La seconde partie du récit est la plus singulière car j'ai découvert les Kinderzimmer des camps. Mila accouche, et là vraiment mon corps de femme a ressenti en partie la violence de cet accouchement. Chut, ne pas déranger le docteur, ne pas crier. Puis le petit James arrive et là au jour le jour, c'est le combat pour faire tenir son bébé. Le nourrir, le réchauffer de sa présence, de l'amour les quelques heures où les femmes peuvent les tenir. Mais comment donner le sein dans de telles conditions de vie? Le corps de Mila n'a plus rien à offrir. Heureusement d'autres femmes, nouvellement arrivées, ou qui ont perdu leur enfant, offrent leurs seins. Puis il faut voler pour échanger un peu de lait en poudre (quelle douleur de lire que des chats étaient nourris avant les bébés), ou du charbon pour éviter aux petits corps de mourir de froid. Je ne dirai pas ce qui se passe ensuite, au lecteur de le découvrir quand il se lance dans ce récit. Il y a énormément de lutte, de douleur mais aussi un peu de réconfort dans ce roman. La fin s'accélère, aussi lentement que l'hiver est passé dans le camp, aussi vite le retour à Paris se fait. J'ai été prise de court sur cette fin qui donne un autre rythme au récit.

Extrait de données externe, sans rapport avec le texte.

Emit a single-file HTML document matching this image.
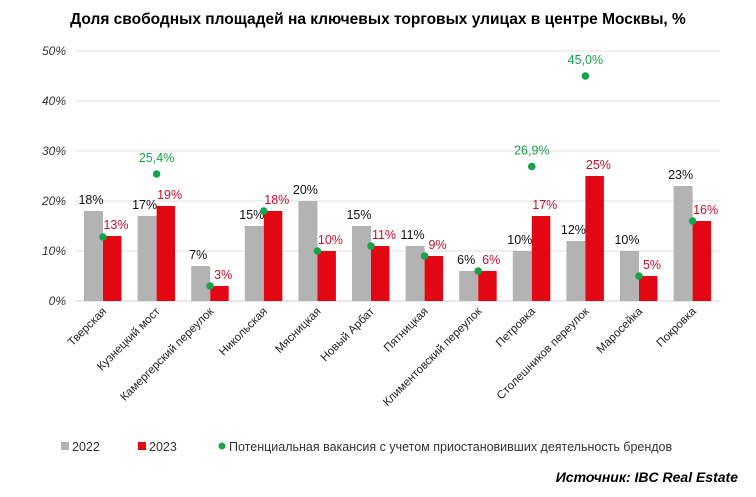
<!DOCTYPE html>
<html><head><meta charset="utf-8"><style>
body{margin:0;background:#fff;font-family:"Liberation Sans",sans-serif;}
svg text{font-family:"Liberation Sans",sans-serif;}
</style></head><body>
<svg width="756" height="492" viewBox="0 0 756 492">
<text x="378" y="24" text-anchor="middle" font-size="15.5" font-weight="bold" fill="#000">Доля свободных площадей на ключевых торговых улицах в центре Москвы, %</text>
<g id="grid"></g><g id="bars"></g><g id="xl"></g>
<g>
<rect x="61" y="442" width="8" height="8" fill="#b3b3b3"/>
<text x="72" y="451" font-size="12.5" fill="#333">2022</text>
<rect x="138" y="442" width="8" height="8" fill="#e30613"/>
<text x="149" y="451" font-size="12.5" fill="#333">2023</text>
<circle cx="222" cy="446" r="3.5" fill="#16a34a"/>
<text x="229" y="451" font-size="12.5" fill="#333">Потенциальная вакансия с учетом приостановивших деятельность брендов</text>
</g>
<text x="738" y="482" text-anchor="end" font-size="14" font-weight="bold" font-style="italic" fill="#000">Источник: IBC Real Estate</text>
</svg>
<script>
const categories=["Тверская","Кузнецкий мост","Камергерский переулок","Никольская","Мясницкая","Новый Арбат","Пятницкая","Климентовский переулок","Петровка","Столешников переулок","Маросейка","Покровка"];
const values2022=[18,17,7,15,20,15,11,6,10,12,10,23];
const values2023=[13,19,3,18,10,11,9,6,17,25,5,16];
const potential=[12.8,25.4,3,18,10,11,9,6,26.9,45,5,16];
const potentialLabels=["","25,4%","","","","","","","26,9%","45,0%","",""];
const yTicks=[0,10,20,30,40,50];
const NS="http://www.w3.org/2000/svg";
const y=v=>301-v*5;
const xc=i=>103+i*53.6;
function mk(p,tag,a,t){const e=document.createElementNS(NS,tag);for(const k in a)e.setAttribute(k,a[k]);if(t!==undefined)e.textContent=t;p.appendChild(e);return e;}
const grid=document.getElementById('grid'),bars=document.getElementById('bars'),xl=document.getElementById('xl');
yTicks.forEach(t=>{
 const l=mk(grid,'line',{x1:75,x2:720,y1:y(t),y2:y(t),stroke:t===0?'#d0d0d0':'#e0e0e0','stroke-width':1});
 
 
 const tx=mk(grid,'text',{x:66,y:y(t)+4,'text-anchor':'end','font-size':12,'font-style':'italic',fill:'#333'},t+'%');
 
 
});
categories.forEach((c,i)=>{
 const cx=xc(i);
 const b1=mk(bars,'rect',{x:cx-19,y:y(values2022[i]),width:19,height:values2022[i]*5,fill:'#b3b3b3'});
 
 
 const b2=mk(bars,'rect',{x:cx,y:y(values2023[i]),width:18.5,height:values2023[i]*5,fill:'#e30613'});
 
 
 const t1=mk(bars,'text',{x:cx-12,y:y(values2022[i])-7,'text-anchor':'middle','font-size':12.5,fill:'#111'},values2022[i]+'%');
 
 
 const t2=mk(bars,'text',{x:cx+13,y:y(values2023[i])-7,'text-anchor':'middle','font-size':12.5,fill:'#c8102e'},values2023[i]+'%');
 
 
 const d=mk(bars,'circle',{cx:cx,cy:y(potential[i]),r:3.8,fill:'#16a34a'});
 
 
 if(potentialLabels[i]){
  const t3=mk(bars,'text',{x:cx,y:y(potential[i])-12,'text-anchor':'middle','font-size':12.5,fill:'#16a34a'},potentialLabels[i]);
  
  
 }
 const lx=mk(xl,'text',{x:0,y:0,'text-anchor':'end','font-size':11.5,fill:'#222',transform:`translate(${cx+4},${312}) rotate(-45)`},c);
 
 
});
</script>
</body></html>
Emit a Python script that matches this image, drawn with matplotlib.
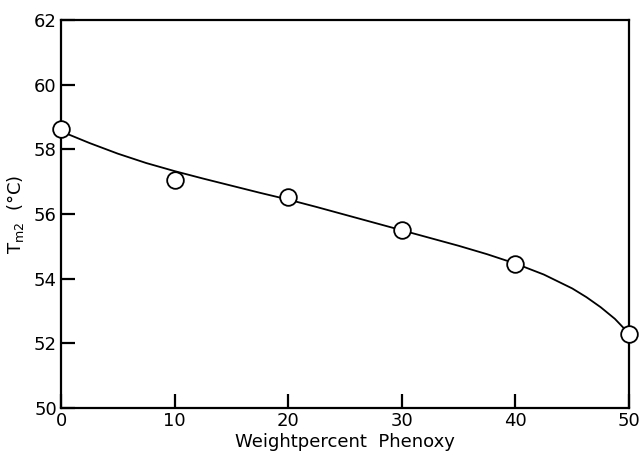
import matplotlib
matplotlib.use("Agg")
import matplotlib.pyplot as plt

plt.rcParams['font.family'] = ['Liberation Sans Narrow', 'DejaVu Sans']

# measured points
wt_phenoxy = [0, 10, 20, 30, 40, 50]
tm2 = [58.62, 57.07, 56.52, 55.5, 54.45, 52.3]

# hand-drawn trend curve
curve_x = [0, 2.5, 5, 7.5, 10, 12.5, 15, 17.5, 20, 22.5, 25, 27.5, 30,
           32.5, 35, 37.5, 40, 42.5, 45, 46.25, 47.5, 48.75, 50]
curve_y = [58.56, 58.20, 57.87, 57.58, 57.33, 57.10, 56.88, 56.66, 56.45,
           56.22, 55.98, 55.74, 55.50, 55.26, 55.02, 54.76, 54.47, 54.13,
           53.70, 53.43, 53.12, 52.76, 52.30]

x_ticks = [0, 10, 20, 30, 40, 50]
y_ticks = [50, 52, 54, 56, 58, 60, 62]

fig = plt.figure(figsize=(6.39, 4.58), dpi=100)
ax = fig.add_axes([0.0955, 0.109, 0.889, 0.847])

ax.plot(curve_x, curve_y, color='black', lw=1.3, clip_on=False,
        solid_joinstyle='round')
ax.plot(wt_phenoxy, tm2, 'o', ms=12, mfc='white', mec='black', mew=1.3,
        clip_on=False, zorder=5)

ax.set_xlim(0, 50)
ax.set_ylim(50, 62)
ax.set_xticks(x_ticks)
ax.set_yticks(y_ticks)
ax.tick_params(direction='in', length=10, width=1.6, labelsize=13, pad=3,
               top=False, right=False)
for s in ax.spines.values():
    s.set_linewidth(1.6)

ax.set_xlabel('Weightpercent  Phenoxy', fontsize=13, labelpad=2)
ax.set_ylabel(r'T$_{\mathregular{m2}}$  (°C)', fontsize=13, labelpad=6)

fig.savefig('out.png', dpi=100)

Je ne sais si j'ai bien retranscrit mes émotions au cours de cette lecture. J'ai eu mal, au plus profond de mes tripes d'humaine mais aussi de mère. Je ne connaissais pas l'existence de ces Kinderzimmer et Valentine Goby retranscrit avec une grande qualité littéraire le quotidien de ces femmes. Le tour de force de ce livre réside profondément dans les faits, les pensées de ces femmes. Il n'en faut pas plus, pas la peine d'en rajouter, vivre cette lecture à côté d'elles. Une lecture éprouvante mais juste. Un roman sur le fil, parfaitement maîtrisé et qui reste ancré en soi, dans le corps, dans la tête.
Une lecture que je partage avec plaisir avec Antigone.